Has the Internet killed the myth of the rock star
"In the last three or four years the internet's taken a stranglehold and killed off the myth of the rock star," Tom Meighan of Kasabian told Bangshowbiz last week. "You know when you used to buy records and there was a myth behind them? There's too much on blogs now and I think it's killed it off. There are so many rock stars writing these self-pitying blogs and it's not in the spirit of rock'n'roll."
The irony of giving such a headline-grabbing opinion to an internet-only news service seems to have been lost on Meighan, but as a singer clearly in thrall to the mystique of Bowie, Bolan and Björk, he makes a good point. For all the wrong reasons.
We are in danger of losing the enigma of the rock star: you only have to stand Grizzly Bear next to pop stars like Dizzee Rascal, Florence Welch, or Lady Gaga in her blowtorch bra to see that the mainstream has gazumped alt-rock in terms of retina-frying freakishness. Dolled up in Napoleon outfits for their last promo stint Kasabian seem like a throwback to a time when rock favoured the fantastical. A time before hair metal made dressing up seem corny, long before lad rock forced music to be "real", and long before Pitchfork made a star of the bearded troubadour.
But it's not Twitter that has exploded the myths behind the rock star.

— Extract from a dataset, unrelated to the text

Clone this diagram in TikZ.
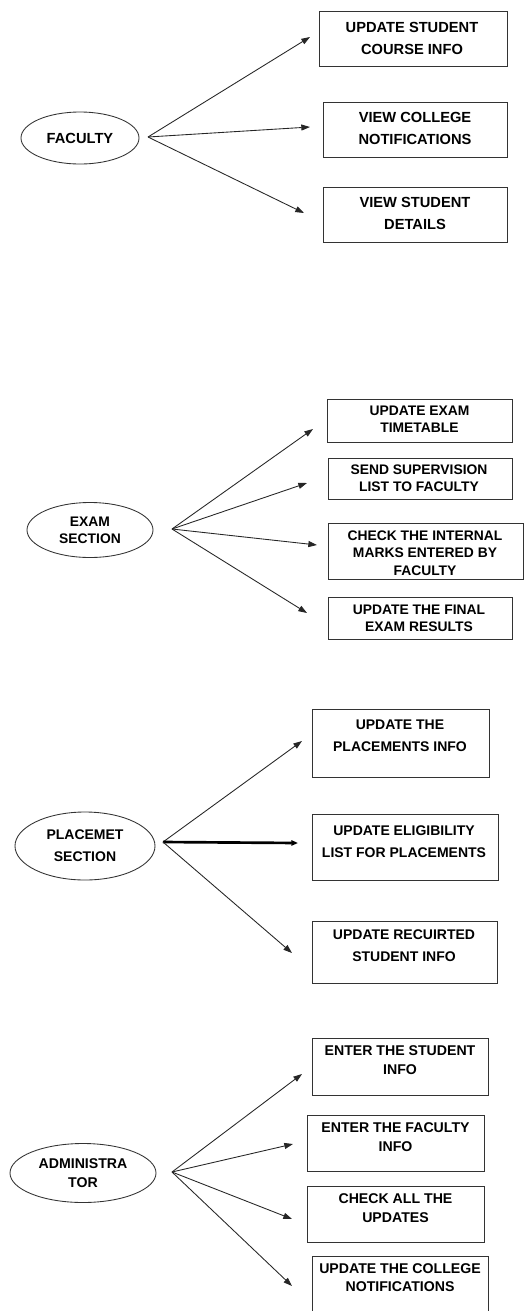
\documentclass[tikz,border=0pt]{standalone}
\usepackage{fontspec}
\setmainfont{Liberation Sans}
\usetikzlibrary{arrows.meta,shapes.geometric}
\begin{document}
\begin{tikzpicture}[x=0.75pt,y=-0.75pt,
 box/.style={draw=black!80,line width=0.75pt,inner sep=0pt},
 txt/.style={align=center,inner sep=0pt},
 actor/.style={draw=black!80,line width=0.65pt,ellipse,inner sep=0pt,align=center},
 arr/.style={draw=black!85,line width=0.65pt,-{Triangle[length=6.5pt,width=4.5pt]}},
 thickarr/.style={draw=black,line width=2pt,-{Triangle[length=5pt,width=4pt]}},
 sa/.style={font=\bfseries\fontsize{11}{16.5}\selectfont},
 sb/.style={font=\bfseries\fontsize{10.4}{13}\selectfont},
 sc/.style={font=\bfseries\fontsize{10.5}{16.5}\selectfont},
 sd/.style={font=\bfseries\fontsize{10.6}{14}\selectfont}]
\clip (0,0) rectangle (527,1311);
\fill[white] (0,0) rectangle (527,1311);

% ---------- FACULTY ----------
\node[actor,sa,minimum width=88.5pt,minimum height=39pt] (fac) at (80,138) {FACULTY};
\coordinate (fo) at (148,137);
\node[box,minimum width=141pt,minimum height=41.25pt] (f1) at (413,38.5) {};
\node[txt,sa] (f1t) at (412,38) {UPDATE STUDENT\\COURSE INFO};
\node[box,minimum width=138pt,minimum height=41.25pt] (f2) at (415,129.5) {};
\node[txt,sa] (f2t) at (415,128) {VIEW COLLEGE\\NOTIFICATIONS};
\node[box,minimum width=138pt,minimum height=41.25pt] (f3) at (415,214.5) {};
\node[txt,sa] (f3t) at (415,213) {VIEW STUDENT\\DETAILS};
\coordinate (f1a) at (310,37);
\coordinate (f2a) at (310,127);
\coordinate (f3a) at (304,213);
\draw[arr] (fo) -- (f1a);
\draw[arr] (fo) -- (f2a);
\draw[arr] (fo) -- (f3a);

% ---------- EXAM SECTION ----------
\node[actor,sb,minimum width=94.5pt,minimum height=41.25pt] (exm) at (90,530) {EXAM\\SECTION};
\coordinate (eo) at (172,529);
\node[box,minimum width=138.75pt,minimum height=32.25pt] (e1) at (419.5,420.5) {};
\node[txt,sb] (e1t) at (419.5,419.5) {UPDATE EXAM\\TIMETABLE};
\node[box,minimum width=138pt,minimum height=30.75pt] (e2) at (420,478.5) {};
\node[txt,sb] (e2t) at (419,478) {SEND SUPERVISION\\LIST TO FACULTY};
\node[box,minimum width=146.25pt,minimum height=42pt] (e3) at (425.5,551) {};
\node[txt,sb] (e3t) at (425,553) {CHECK THE INTERNAL\\MARKS ENTERED BY\\FACULTY};
\node[box,minimum width=138pt,minimum height=31.5pt] (e4) at (420,618) {};
\node[txt,sb] (e4t) at (419,618.5) {UPDATE THE FINAL\\EXAM RESULTS};
\coordinate (e1a) at (313,429);
\coordinate (e2a) at (307,483);
\coordinate (e3a) at (317,545);
\coordinate (e4a) at (307,613);
\draw[arr] (eo) -- (e1a);
\draw[arr] (eo) -- (e2a);
\draw[arr] (eo) -- (e3a);
\draw[arr] (eo) -- (e4a);

% ---------- PLACEMET SECTION ----------
\node[actor,sc,minimum width=105pt,minimum height=51pt] (plc) at (85,846) {PLACEMET\\SECTION};
\coordinate (po) at (163,842);
\node[box,minimum width=132.75pt,minimum height=51pt] (p1) at (400.5,743) {};
\node[txt,sc] (p1t) at (400,735.5) {UPDATE THE\\PLACEMENTS INFO};
\node[box,minimum width=139.5pt,minimum height=49.5pt] (p2) at (405,847) {};
\node[txt,sc] (p2t) at (404,842) {UPDATE ELIGIBILITY\\LIST FOR PLACEMENTS};
\node[box,minimum width=138.75pt,minimum height=46.5pt] (p3) at (404.5,952) {};
\node[txt,sc] (p3t) at (404,946) {UPDATE RECUIRTED\\STUDENT INFO};
\coordinate (p1a) at (302,741);
\coordinate (p2a) at (298,843);
\coordinate (p3a) at (292,953);
\draw[arr] (po) -- (p1a);
\draw[thickarr] (po) -- (p2a);
\draw[arr] (po) -- (p3a);

% ---------- ADMINISTRATOR ----------
\node[actor,sd,minimum width=109.5pt,minimum height=44.25pt] (adm) at (83,1173) {ADMINISTRA\\TOR};
\coordinate (ao) at (172,1172);
\node[box,minimum width=132pt,minimum height=42.75pt] (a1) at (400,1066.5) {};
\node[txt,sd] (a1t) at (400,1060) {ENTER THE STUDENT\\INFO};
\node[box,minimum width=132.75pt,minimum height=42pt] (a2) at (395.5,1143) {};
\node[txt,sd] (a2t) at (395.5,1137) {ENTER THE FACULTY\\INFO};
\node[box,minimum width=132.75pt,minimum height=42pt] (a3) at (395.5,1214) {};
\node[txt,sd] (a3t) at (395.5,1208) {CHECK ALL THE\\UPDATES};
\node[box,minimum width=132pt,minimum height=43.5pt] (a4) at (400,1285) {};
\node[txt,sd] (a4t) at (400,1277.5) {UPDATE THE COLLEGE\\NOTIFICATIONS};
\coordinate (a1a) at (302,1074);
\coordinate (a2a) at (293,1144);
\coordinate (a3a) at (292,1219);
\coordinate (a4a) at (292,1286);
\draw[arr] (ao) -- (a1a);
\draw[arr] (ao) -- (a2a);
\draw[arr] (ao) -- (a3a);
\draw[arr] (ao) -- (a4a);
\end{tikzpicture}
\end{document}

If anything it's magnified them, making it easier to sort the say-nothing chaff from the proper-bizarre wheat. Yes, Calvin Harris and Mike Skinner go on a bit with tweets about sandwich fillings and train delays, but that's because they're fundamentally ordinary blokey-blokes; only a particularly naive T4 guest booker would kid themselves that they were "pop stars". Follow the Proper Rock Stars on Twitter and there's plenty of propagated myths – there are pictures of Muse playing futuristic digital clarinets in Japanese airports, while Liam Gallagher roars expletives about his brother's haircut. Even if it's not actually the star in question doing the tweeting, the fact that an impostor can convincingly impersonate them is testament to a heroic or cartoonish character in the best rock-myth tradition.